**EXERCISE:**
Scan the data that follows and count the lines with the string "matplotlib"; answer with the count alone.

______________________________

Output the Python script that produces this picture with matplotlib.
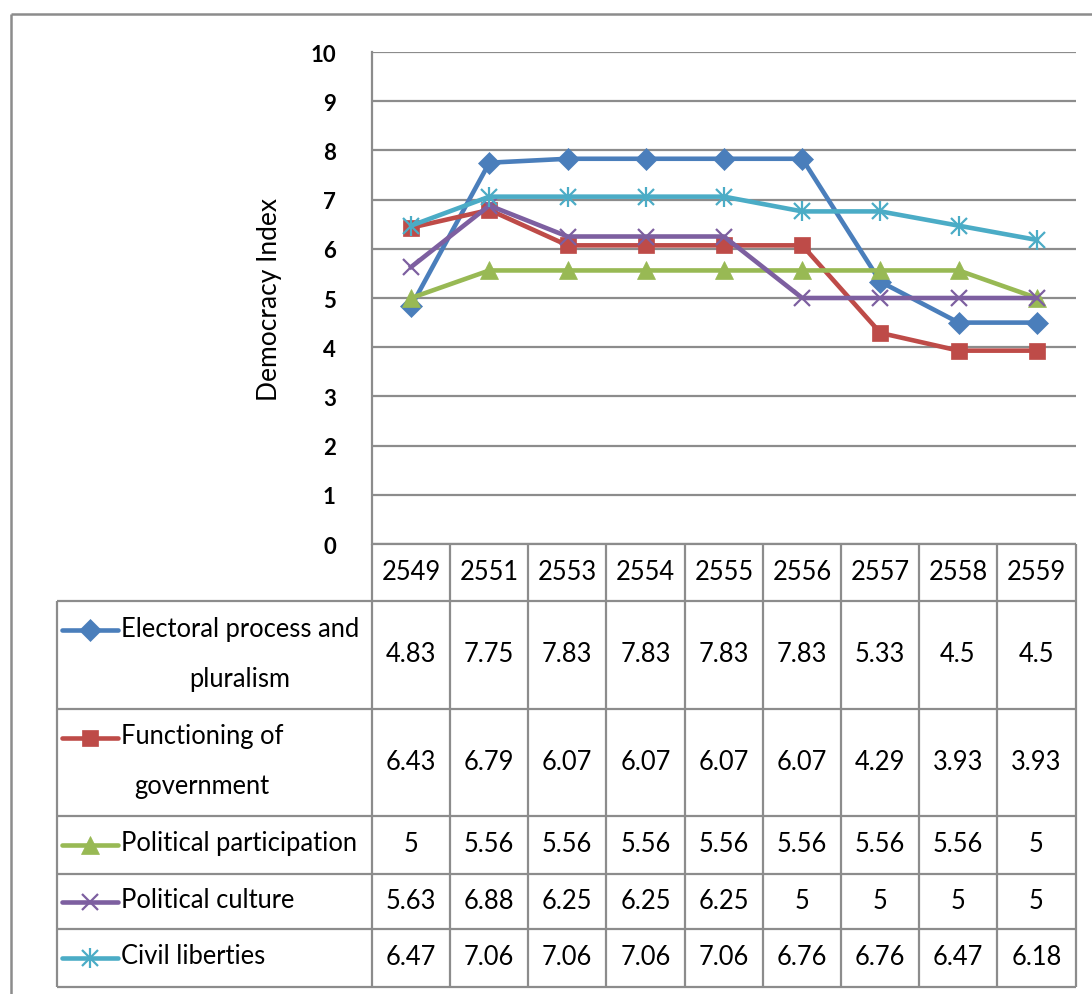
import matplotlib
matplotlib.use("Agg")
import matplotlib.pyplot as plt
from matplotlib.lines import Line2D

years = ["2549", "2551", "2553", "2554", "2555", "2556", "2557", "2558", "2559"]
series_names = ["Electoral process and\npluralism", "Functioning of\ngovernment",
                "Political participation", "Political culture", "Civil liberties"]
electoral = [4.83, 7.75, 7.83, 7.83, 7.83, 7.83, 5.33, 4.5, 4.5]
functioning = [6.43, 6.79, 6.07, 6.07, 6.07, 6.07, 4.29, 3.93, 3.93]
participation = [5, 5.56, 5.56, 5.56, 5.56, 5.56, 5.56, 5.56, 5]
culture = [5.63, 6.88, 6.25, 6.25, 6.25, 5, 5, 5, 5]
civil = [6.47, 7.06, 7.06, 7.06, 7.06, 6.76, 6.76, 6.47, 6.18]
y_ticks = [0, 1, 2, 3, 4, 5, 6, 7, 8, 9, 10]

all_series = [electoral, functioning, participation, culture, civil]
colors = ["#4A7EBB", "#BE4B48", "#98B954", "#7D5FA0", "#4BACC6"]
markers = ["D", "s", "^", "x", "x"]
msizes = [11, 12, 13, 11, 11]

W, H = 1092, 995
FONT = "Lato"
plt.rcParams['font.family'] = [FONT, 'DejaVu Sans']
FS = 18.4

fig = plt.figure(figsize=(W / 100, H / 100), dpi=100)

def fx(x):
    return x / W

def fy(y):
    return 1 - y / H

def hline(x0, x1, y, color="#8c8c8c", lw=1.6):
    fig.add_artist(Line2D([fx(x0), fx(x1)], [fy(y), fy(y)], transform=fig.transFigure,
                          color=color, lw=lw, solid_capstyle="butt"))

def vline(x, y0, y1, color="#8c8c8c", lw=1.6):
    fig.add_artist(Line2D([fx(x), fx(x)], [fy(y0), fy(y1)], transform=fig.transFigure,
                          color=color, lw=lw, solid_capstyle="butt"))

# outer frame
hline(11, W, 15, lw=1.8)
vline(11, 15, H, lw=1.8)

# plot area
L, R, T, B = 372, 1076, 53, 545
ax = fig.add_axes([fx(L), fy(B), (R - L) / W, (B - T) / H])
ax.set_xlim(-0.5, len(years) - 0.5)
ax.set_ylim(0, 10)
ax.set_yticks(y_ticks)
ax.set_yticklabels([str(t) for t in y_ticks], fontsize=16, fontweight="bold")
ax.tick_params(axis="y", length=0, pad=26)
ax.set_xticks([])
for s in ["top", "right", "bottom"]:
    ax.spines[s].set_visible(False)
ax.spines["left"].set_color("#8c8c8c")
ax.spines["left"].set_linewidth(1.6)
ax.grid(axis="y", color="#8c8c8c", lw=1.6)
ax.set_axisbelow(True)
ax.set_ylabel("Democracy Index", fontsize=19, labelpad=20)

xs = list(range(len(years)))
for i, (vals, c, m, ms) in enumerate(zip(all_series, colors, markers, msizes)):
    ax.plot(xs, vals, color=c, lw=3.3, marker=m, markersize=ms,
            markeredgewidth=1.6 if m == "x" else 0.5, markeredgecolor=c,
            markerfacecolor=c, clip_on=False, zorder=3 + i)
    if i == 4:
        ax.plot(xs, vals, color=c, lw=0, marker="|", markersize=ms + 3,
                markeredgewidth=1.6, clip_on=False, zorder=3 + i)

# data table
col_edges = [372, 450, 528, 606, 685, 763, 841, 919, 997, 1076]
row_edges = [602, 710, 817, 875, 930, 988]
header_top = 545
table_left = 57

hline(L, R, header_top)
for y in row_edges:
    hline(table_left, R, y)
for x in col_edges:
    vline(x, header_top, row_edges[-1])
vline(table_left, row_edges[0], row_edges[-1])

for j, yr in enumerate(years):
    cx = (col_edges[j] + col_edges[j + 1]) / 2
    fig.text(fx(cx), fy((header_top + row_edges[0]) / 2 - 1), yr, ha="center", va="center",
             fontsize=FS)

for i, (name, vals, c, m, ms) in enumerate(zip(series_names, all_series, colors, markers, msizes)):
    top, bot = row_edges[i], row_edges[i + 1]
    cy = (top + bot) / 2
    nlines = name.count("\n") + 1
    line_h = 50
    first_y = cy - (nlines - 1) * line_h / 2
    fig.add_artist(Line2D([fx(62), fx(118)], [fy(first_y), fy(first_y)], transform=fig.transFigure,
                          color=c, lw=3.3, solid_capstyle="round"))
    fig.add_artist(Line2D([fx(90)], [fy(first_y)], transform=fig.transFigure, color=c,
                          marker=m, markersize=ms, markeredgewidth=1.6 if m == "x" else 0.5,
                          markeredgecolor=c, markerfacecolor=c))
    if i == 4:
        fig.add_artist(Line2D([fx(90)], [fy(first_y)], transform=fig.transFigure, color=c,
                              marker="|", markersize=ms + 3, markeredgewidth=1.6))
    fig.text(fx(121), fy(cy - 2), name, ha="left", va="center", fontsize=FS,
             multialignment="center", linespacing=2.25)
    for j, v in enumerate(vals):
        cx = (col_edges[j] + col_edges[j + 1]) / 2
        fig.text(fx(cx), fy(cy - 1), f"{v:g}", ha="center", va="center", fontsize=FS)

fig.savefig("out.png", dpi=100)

______________________________

**SOLUTION:**
5